Anyway, less than two minutes in I’m thinking of how best I can escape this psycho nutjob and thanking my lucky stars I never ever got myself properly entangled with her. So, what with one thing and another, I’m not really listening.

‘Russell. You’re not really listening.’

‘I am. You’re a government assassin.’

‘I hate that word.’

‘A foreign agent then, and you shot me with some kind of poisoned dart when we were out running, because her Britannic Majesty’s enemies want to manipulate the international money markets. You’ve been working, without your knowledge, for an organisation which is dedicated to the eradication of usurers.’

‘You think I’m mad.’

‘No, no, no. ’Course not.’

‘I wouldn’t really blame you. Sometimes I think I’m mad.’ Which is good because it does suggest the possibility of some kind of self-awareness, so perhaps some kind of redemption is also possible. I read somewhere that way more people than you think have psychotic episodes in their life. Mental illness is one of the great hidden epidemics.

I decide to humour her. Play along. It seems safest given that we’re in a place full of knives and forks. ‘But what can I do, Catherine? You tell me there’s no cure for this poison. Seems to me like I just have to accept things.’

‘You
do
think I’m mad.’ Her eyes fill up again. I wonder what we look like to the other customers in the cafe. Maybe we look like a couple breaking up. A good-looking middle-aged couple who have come to the end of their rainbow. I wonder if they think I’m the chucker or the chuckee.

‘You can . . . I don’t know . . .’ She takes a deep breath. ‘Look, I’m telling you so you can get your affairs in order.’ Very kind of her I’m sure. ‘And it’s not really much use, but I know the people responsible. And I will get them for you, Russell. You can be sure about that.’
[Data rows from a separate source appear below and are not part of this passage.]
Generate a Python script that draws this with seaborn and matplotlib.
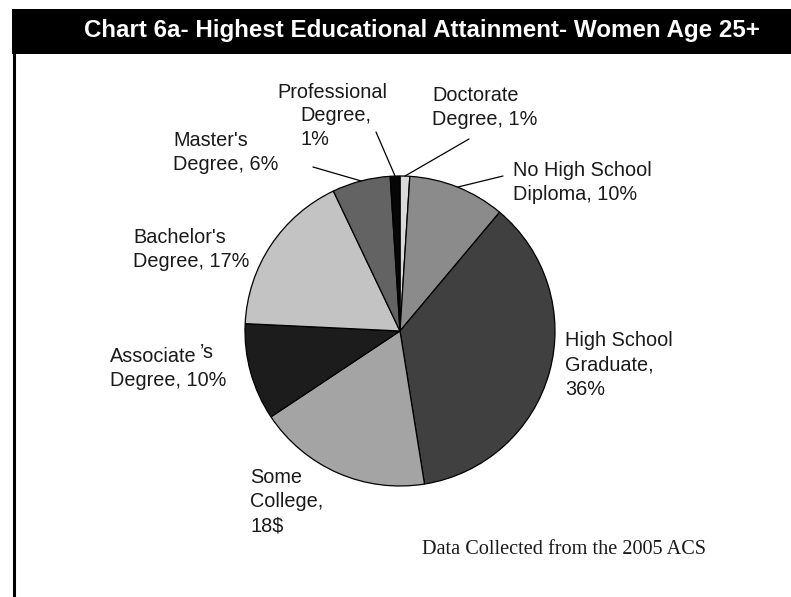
import matplotlib
matplotlib.use("Agg")
import matplotlib.pyplot as plt
import numpy as np
import seaborn as sns

# Educational attainment, women age 25+ (2005 ACS), clockwise from 12 o'clock
categories = [
    "Doctorate Degree", "No High School Diploma", "High School Graduate",
    "Some College", "Associate's Degree", "Bachelor's Degree",
    "Master's Degree", "Professional Degree",
]
shares = [1, 10, 36, 18, 10, 17, 6, 1]
label_texts = [
    "Doctorate\nDegree, 1%",
    "No High School\nDiploma, 10%",
    "High School\nGraduate,\n36%",
    "Some\nCollege,\n18$",
    None,  # drawn in two parts below
    "Bachelor's\nDegree, 17%",
    "Master's\nDegree, 6%",
    "Professional\nDegree,\n1%",
]
fills = ["#d9d9d9", "#8b8b8b", "#404040", "#a4a4a4",
         "#1c1c1c", "#c3c3c3", "#636363", "#060606"]

title = "Chart 6a- Highest Educational Attainment- Women Age 25+"
source = "Data Collected from the 2005 ACS"

sns.set_theme(style="white")
plt.rcParams["font.family"] = ["Liberation Sans", "DejaVu Sans"]

W, H = 791, 597
fig = plt.figure(figsize=(W / 100, H / 100), dpi=100)
fig.patch.set_facecolor("white")
ax = fig.add_axes([0, 0, 1, 1])


def py(y):
    """Convert a top-down pixel row into the axes' upward y."""
    return H - y


cx, cy, R = 400, py(331), 155
wedges, _ = ax.pie(
    shares, colors=fills, startangle=90, counterclock=False,
    center=(cx, cy), radius=R, frame=True,
    wedgeprops=dict(edgecolor="black", linewidth=0.9),
)
ax.set_xlim(0, W)
ax.set_ylim(0, H)
ax.set_aspect("equal")
ax.set_axis_off()

# Title band and left frame rule
ax.add_patch(plt.Rectangle((12, py(54)), W - 12, 45, color="black", lw=0, zorder=1))
ax.plot([14, 14], [py(9), 0], color="black", lw=2.2, solid_capstyle="butt", zorder=1)
ax.text(422, py(31), title, color="white", fontsize=17.4, fontweight="bold",
        ha="center", va="center", zorder=2)

txt_kw = dict(fontsize=14.3, color="#1a1a1a", linespacing=1.36, va="top")

# label anchor (top-left pixel) and leader-line outer end for each slice
label_pos = {
    0: ((432, 86), (469, 139)),
    1: ((513, 161), (503, 176)),
    2: ((565, 331), None),
    3: ((250, 468), None),
    5: ((133, 228), None),
    6: ((173, 131), (313, 167)),
    7: ((277, 83), (376, 132)),
}

for i, (xy, lead) in label_pos.items():
    tx, ty = xy
    if i == 7:
        ax.text(332, py(ty), "Professional", ha="center", **txt_kw)
        ax.text(300, py(ty + 23), "Degree,\n1%", ha="left", **txt_kw)
    else:
        ax.text(tx, py(ty), label_texts[i], ha="left", **txt_kw)
    if lead is not None:
        w = wedges[i]
        mid = np.deg2rad((w.theta1 + w.theta2) / 2)
        ex, ey = cx + R * np.cos(mid), cy + R * np.sin(mid)
        ax.plot([lead[0], ex], [py(lead[1]), ey], color="black", lw=0.9, zorder=3)

# Associate's label with its raised possessive
base_kw = {k: v for k, v in txt_kw.items() if k != "va"}
ax.text(110, py(362), "Associate", ha="left", va="baseline", **base_kw)
ax.text(200, py(358), "’s", ha="left", va="baseline", **base_kw)
ax.text(110, py(386), "Degree, 10%", ha="left", va="baseline", **base_kw)

ax.text(564, py(549), source, family=["Liberation Serif", "DejaVu Serif"],
        fontsize=14.6, color="#1a1a1a", ha="center", va="center")

fig.savefig("out.png", dpi=100, facecolor="white")
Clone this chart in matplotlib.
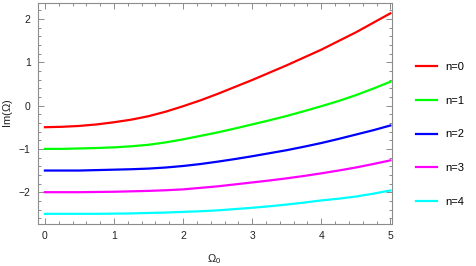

My phone breaks into its polyphonic dawn chorus. Its avian aria. Mary. Hurrah. Saved. Whatever she’s calling about it’s going to necessitate my getting a fast exit out of here. It’ll be something that needs dealing with that can’t be put off. It’ll be
sorry Catherine, thanks for the warning
and then
see ya (don’t wanna be ya).

Mary is hysterical. I can hardly make out a word she’s saying. I make her slow down and start again, take her time. But I can feel my heart start pounding, a sickness rising in my throat. Not Scarlett. Not our gorgeous little girl. Our defenceless angel.

‘They’ve taken her.’

‘What? Who’s taken her?’

‘I don’t know. I only left her for a minute, she was playing with her dolls and I was stacking the dishwasher and I came back in and she was gone.’

‘Where has she gone?’

‘I don’t freaking know, Russell! But someone has taken her. They’ve left a note.’